───── Data shown
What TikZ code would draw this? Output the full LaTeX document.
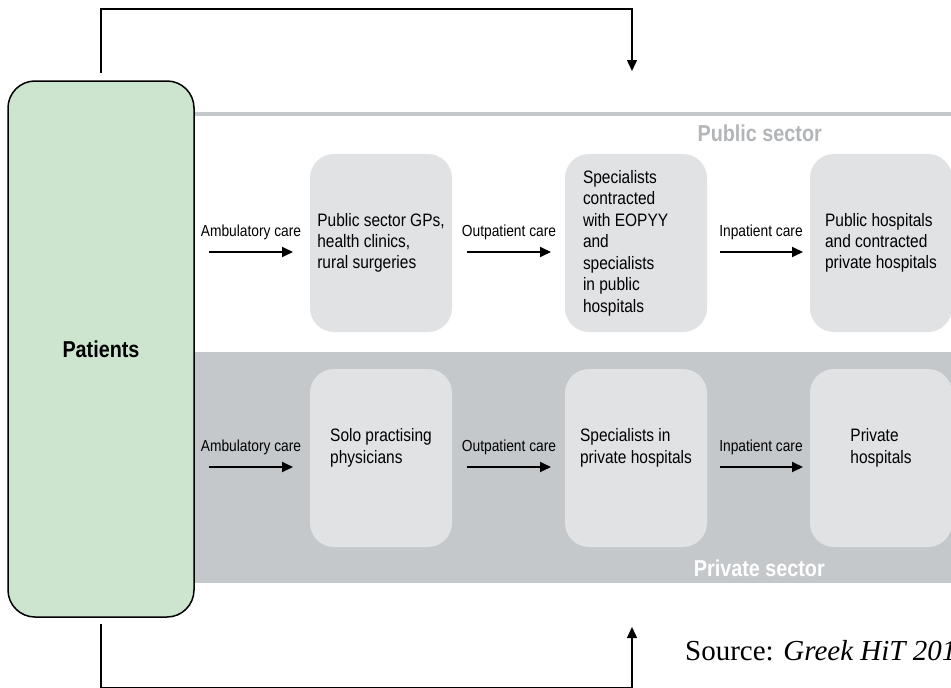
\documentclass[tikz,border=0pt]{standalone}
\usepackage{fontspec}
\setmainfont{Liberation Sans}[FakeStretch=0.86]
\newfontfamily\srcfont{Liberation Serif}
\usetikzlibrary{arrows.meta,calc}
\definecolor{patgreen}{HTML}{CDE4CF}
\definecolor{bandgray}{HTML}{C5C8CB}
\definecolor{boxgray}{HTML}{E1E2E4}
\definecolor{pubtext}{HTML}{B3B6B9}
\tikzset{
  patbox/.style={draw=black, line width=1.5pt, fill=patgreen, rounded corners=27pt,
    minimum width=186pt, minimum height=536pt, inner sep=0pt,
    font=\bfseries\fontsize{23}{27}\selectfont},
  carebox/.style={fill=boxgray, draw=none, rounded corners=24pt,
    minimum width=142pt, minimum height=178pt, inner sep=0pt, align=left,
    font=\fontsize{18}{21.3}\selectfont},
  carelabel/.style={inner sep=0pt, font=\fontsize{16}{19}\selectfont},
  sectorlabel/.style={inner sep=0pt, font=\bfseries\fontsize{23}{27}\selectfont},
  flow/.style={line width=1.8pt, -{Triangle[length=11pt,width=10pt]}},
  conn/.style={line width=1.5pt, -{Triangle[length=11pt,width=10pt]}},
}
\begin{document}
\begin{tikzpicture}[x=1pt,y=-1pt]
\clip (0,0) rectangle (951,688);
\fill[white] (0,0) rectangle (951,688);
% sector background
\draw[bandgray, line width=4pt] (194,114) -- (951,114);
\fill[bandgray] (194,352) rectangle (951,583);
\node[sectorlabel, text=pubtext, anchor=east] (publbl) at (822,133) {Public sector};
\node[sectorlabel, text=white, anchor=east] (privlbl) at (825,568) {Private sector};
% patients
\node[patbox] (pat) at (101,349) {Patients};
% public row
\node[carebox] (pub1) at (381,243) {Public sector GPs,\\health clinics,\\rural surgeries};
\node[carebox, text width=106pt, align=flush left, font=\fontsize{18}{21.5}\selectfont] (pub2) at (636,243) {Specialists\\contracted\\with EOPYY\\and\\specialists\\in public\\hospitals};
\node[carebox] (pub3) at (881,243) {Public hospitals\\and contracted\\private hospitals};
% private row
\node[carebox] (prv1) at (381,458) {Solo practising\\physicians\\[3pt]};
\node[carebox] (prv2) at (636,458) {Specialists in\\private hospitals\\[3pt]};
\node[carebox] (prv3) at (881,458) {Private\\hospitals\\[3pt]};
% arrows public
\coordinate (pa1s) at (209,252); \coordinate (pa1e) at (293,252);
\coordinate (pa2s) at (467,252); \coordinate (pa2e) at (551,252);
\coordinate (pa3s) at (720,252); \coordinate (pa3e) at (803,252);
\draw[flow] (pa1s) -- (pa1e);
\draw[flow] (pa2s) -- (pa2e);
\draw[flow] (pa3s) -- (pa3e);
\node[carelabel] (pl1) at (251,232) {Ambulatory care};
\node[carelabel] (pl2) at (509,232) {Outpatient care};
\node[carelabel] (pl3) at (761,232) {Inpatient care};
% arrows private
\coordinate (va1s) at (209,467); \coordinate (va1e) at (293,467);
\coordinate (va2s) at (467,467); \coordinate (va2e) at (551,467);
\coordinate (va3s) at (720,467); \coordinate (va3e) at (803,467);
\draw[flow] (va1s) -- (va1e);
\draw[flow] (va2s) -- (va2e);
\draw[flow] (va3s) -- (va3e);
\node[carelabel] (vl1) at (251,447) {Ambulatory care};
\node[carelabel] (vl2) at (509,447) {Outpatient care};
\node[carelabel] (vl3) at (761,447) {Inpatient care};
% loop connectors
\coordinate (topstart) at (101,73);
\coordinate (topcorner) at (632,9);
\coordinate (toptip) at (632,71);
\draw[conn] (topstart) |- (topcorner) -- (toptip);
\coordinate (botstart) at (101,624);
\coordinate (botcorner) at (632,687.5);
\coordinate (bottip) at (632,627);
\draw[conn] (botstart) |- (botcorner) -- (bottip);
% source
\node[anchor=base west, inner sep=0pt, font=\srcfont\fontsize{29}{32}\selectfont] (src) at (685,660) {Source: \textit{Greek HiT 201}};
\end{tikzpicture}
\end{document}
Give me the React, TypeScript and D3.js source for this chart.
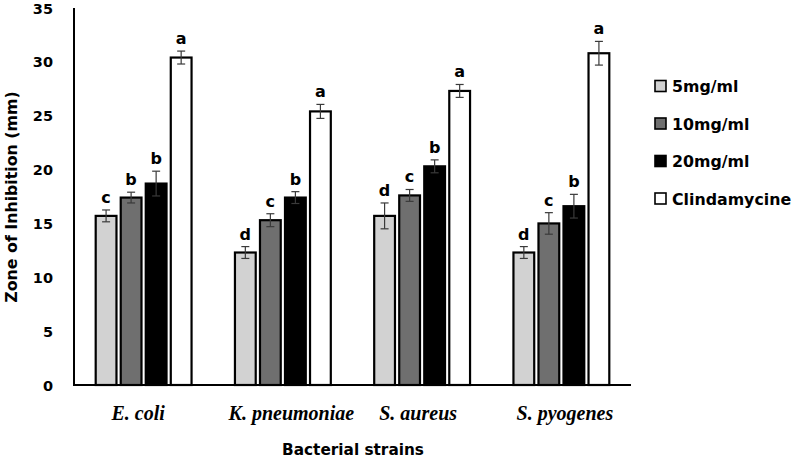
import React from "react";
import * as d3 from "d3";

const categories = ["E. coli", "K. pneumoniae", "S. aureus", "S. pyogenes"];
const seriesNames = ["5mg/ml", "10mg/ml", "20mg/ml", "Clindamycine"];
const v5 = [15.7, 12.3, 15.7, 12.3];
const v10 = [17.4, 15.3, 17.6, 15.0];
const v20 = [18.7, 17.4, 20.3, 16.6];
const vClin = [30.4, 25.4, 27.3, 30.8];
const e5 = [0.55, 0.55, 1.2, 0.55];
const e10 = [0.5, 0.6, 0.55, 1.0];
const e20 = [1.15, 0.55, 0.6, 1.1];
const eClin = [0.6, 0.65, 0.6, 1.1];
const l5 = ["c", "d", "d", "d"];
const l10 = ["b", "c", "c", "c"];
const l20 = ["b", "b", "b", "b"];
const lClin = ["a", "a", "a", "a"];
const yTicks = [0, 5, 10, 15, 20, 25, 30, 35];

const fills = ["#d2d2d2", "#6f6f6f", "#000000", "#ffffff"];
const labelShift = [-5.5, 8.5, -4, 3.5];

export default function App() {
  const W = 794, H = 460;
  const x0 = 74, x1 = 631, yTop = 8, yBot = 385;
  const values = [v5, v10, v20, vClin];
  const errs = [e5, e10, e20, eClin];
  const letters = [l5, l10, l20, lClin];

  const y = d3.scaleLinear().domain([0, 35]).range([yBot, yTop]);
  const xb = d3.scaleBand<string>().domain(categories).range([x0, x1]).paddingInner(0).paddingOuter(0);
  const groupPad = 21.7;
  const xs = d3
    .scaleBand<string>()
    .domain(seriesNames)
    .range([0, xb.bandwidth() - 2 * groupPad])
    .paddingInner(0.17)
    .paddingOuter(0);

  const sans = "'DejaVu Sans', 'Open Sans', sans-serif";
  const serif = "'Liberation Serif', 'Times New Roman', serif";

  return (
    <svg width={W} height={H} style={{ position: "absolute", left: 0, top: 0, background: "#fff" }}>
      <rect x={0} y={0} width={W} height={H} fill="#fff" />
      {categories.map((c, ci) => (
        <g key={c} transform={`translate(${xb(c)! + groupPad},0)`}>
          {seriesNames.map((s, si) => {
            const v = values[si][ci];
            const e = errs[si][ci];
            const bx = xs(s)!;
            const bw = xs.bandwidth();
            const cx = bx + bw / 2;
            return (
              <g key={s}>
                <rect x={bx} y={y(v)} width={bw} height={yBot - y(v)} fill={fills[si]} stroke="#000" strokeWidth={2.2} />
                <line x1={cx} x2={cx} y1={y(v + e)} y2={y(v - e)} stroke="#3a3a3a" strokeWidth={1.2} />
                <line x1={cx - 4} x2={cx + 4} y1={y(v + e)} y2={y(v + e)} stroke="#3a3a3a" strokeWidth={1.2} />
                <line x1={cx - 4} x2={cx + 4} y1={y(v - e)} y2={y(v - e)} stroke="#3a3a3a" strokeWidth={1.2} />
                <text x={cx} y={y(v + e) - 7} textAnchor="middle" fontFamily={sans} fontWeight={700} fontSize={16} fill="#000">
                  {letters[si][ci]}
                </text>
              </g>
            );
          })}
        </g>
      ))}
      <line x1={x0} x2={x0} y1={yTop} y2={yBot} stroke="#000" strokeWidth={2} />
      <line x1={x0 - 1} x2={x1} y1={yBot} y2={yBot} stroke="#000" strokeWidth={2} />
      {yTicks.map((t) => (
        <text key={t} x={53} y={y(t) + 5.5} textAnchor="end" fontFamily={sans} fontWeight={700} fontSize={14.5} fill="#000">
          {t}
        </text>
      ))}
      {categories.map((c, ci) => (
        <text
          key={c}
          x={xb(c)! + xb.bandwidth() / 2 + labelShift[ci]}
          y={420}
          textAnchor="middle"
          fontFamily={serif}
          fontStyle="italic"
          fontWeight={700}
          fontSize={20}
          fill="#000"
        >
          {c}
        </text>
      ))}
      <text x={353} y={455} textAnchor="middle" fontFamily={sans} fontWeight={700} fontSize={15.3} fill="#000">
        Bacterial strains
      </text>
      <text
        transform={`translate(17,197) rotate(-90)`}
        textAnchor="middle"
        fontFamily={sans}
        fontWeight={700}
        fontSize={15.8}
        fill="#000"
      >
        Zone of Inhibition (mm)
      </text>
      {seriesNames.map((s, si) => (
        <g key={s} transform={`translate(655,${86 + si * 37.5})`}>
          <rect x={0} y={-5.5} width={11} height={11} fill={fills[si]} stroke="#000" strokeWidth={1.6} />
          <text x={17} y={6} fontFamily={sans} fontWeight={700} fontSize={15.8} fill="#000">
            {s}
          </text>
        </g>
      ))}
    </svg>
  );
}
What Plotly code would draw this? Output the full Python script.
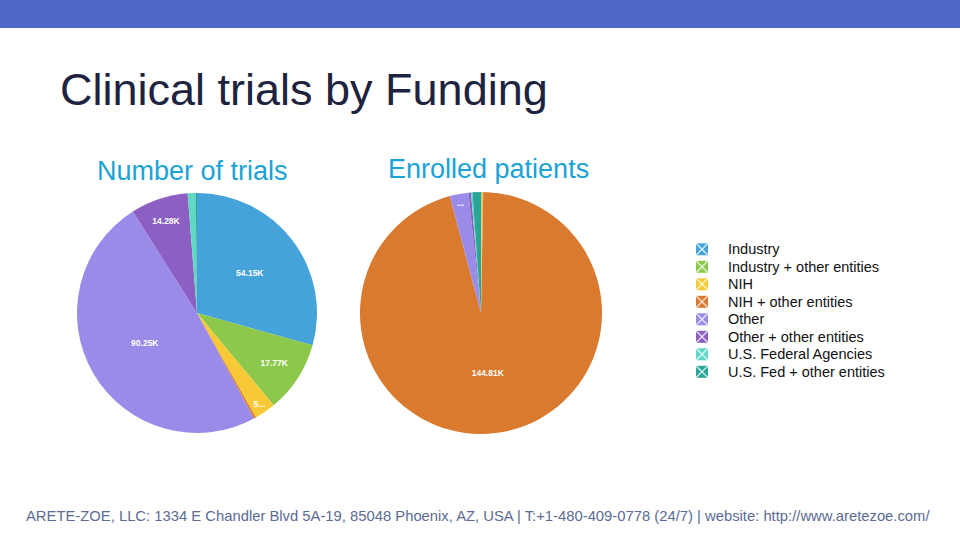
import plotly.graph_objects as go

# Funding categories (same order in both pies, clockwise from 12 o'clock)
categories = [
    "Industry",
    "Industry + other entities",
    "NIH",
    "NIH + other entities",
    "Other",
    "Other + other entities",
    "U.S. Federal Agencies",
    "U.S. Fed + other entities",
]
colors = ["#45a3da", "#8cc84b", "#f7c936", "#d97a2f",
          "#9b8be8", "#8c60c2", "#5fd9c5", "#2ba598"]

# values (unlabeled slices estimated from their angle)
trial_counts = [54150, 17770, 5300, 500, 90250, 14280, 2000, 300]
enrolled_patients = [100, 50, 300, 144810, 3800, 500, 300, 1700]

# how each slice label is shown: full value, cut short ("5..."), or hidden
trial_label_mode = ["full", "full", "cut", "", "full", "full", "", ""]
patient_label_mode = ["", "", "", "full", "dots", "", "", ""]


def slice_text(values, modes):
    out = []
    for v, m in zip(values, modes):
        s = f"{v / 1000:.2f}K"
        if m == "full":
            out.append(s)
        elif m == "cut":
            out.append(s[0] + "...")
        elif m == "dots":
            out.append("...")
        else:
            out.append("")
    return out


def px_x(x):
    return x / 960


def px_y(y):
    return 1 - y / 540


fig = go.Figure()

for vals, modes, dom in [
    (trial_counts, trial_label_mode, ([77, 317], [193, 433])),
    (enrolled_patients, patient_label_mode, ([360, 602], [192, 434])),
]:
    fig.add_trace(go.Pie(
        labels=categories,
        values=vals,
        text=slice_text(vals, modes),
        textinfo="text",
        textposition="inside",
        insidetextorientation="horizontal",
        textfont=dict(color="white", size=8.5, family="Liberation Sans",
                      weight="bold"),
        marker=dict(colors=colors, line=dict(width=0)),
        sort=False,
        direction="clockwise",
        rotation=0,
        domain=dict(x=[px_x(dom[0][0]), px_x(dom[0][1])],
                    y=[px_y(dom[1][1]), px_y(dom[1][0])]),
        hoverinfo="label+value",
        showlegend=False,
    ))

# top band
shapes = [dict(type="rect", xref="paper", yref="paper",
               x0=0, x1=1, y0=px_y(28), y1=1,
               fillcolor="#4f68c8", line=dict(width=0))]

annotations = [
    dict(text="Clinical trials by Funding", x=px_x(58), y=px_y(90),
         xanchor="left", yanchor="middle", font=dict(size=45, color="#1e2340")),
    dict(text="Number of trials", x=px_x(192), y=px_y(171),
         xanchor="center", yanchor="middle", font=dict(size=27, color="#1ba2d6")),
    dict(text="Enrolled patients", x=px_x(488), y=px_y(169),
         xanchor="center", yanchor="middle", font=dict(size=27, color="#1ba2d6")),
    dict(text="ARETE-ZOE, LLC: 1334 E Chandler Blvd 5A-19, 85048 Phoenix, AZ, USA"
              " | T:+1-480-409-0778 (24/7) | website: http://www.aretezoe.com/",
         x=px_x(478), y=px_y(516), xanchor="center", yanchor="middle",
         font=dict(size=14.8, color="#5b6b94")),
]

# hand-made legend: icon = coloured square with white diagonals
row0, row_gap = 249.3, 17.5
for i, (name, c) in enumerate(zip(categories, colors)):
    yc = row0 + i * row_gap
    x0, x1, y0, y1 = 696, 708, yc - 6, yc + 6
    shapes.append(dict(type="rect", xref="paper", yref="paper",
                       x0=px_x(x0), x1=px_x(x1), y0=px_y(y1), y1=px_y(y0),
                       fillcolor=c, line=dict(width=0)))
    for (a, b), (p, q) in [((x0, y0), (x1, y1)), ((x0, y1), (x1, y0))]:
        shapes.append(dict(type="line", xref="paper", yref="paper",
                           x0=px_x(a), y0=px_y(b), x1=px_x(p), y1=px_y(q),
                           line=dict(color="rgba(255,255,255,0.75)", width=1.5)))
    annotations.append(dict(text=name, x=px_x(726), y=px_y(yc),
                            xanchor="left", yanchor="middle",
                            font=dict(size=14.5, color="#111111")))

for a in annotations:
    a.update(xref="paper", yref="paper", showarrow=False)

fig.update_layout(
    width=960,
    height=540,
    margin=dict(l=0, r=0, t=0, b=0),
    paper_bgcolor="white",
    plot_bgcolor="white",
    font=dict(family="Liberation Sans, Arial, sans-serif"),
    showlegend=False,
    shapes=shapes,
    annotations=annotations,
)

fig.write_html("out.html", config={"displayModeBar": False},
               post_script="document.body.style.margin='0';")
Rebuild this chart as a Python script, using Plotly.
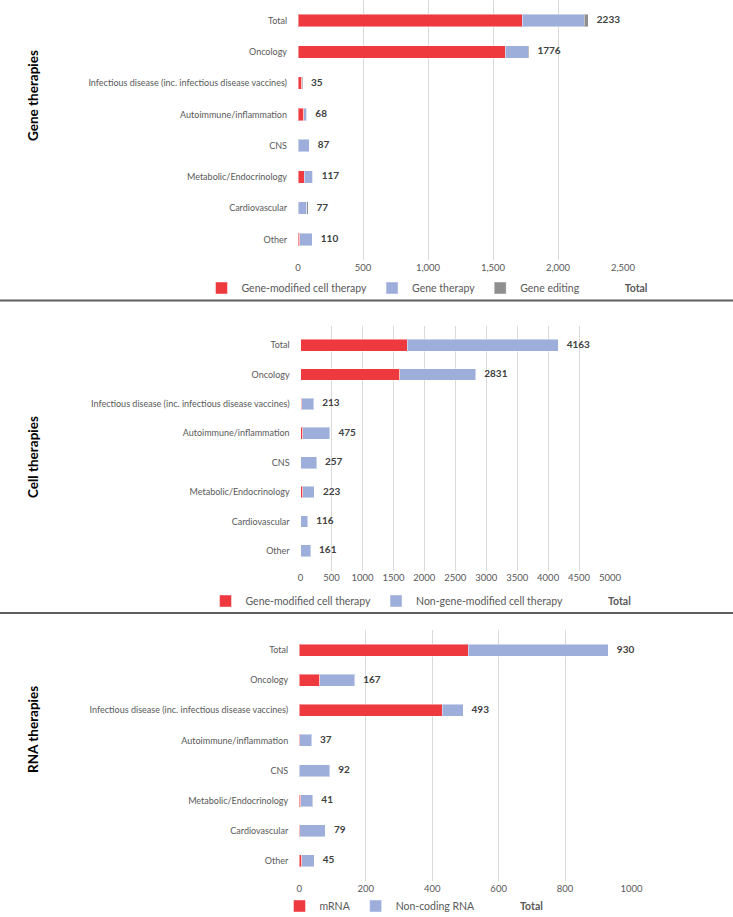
──────────
= Exercise task =
Leaving out the pictures, extract the stretch from the line holding "Give me the" through the line holding "Serif', 'Times New", word for word.

= Solution to this task =
Give me the React, TypeScript and D3.js source for this chart.
import React from "react";
import * as d3 from "d3";

const categories = ["E. coli", "K. pneumoniae", "S. aureus", "S. pyogenes"];
const seriesNames = ["5mg/ml", "10mg/ml", "20mg/ml", "Clindamycine"];
const v5 = [15.7, 12.3, 15.7, 12.3];
const v10 = [17.4, 15.3, 17.6, 15.0];
const v20 = [18.7, 17.4, 20.3, 16.6];
const vClin = [30.4, 25.4, 27.3, 30.8];
const e5 = [0.55, 0.55, 1.2, 0.55];
const e10 = [0.5, 0.6, 0.55, 1.0];
const e20 = [1.15, 0.55, 0.6, 1.1];
const eClin = [0.6, 0.65, 0.6, 1.1];
const l5 = ["c", "d", "d", "d"];
const l10 = ["b", "c", "c", "c"];
const l20 = ["b", "b", "b", "b"];
const lClin = ["a", "a", "a", "a"];
const yTicks = [0, 5, 10, 15, 20, 25, 30, 35];

const fills = ["#d2d2d2", "#6f6f6f", "#000000", "#ffffff"];
const labelShift = [-5.5, 8.5, -4, 3.5];

export default function App() {
  const W = 794, H = 460;
  const x0 = 74, x1 = 631, yTop = 8, yBot = 385;
  const values = [v5, v10, v20, vClin];
  const errs = [e5, e10, e20, eClin];
  const letters = [l5, l10, l20, lClin];

  const y = d3.scaleLinear().domain([0, 35]).range([yBot, yTop]);
  const xb = d3.scaleBand<string>().domain(categories).range([x0, x1]).paddingInner(0).paddingOuter(0);
  const groupPad = 21.7;
  const xs = d3
    .scaleBand<string>()
    .domain(seriesNames)
    .range([0, xb.bandwidth() - 2 * groupPad])
    .paddingInner(0.17)
    .paddingOuter(0);

  const sans = "'DejaVu Sans', 'Open Sans', sans-serif";
  const serif = "'Liberation Serif', 'Times New Roman', serif";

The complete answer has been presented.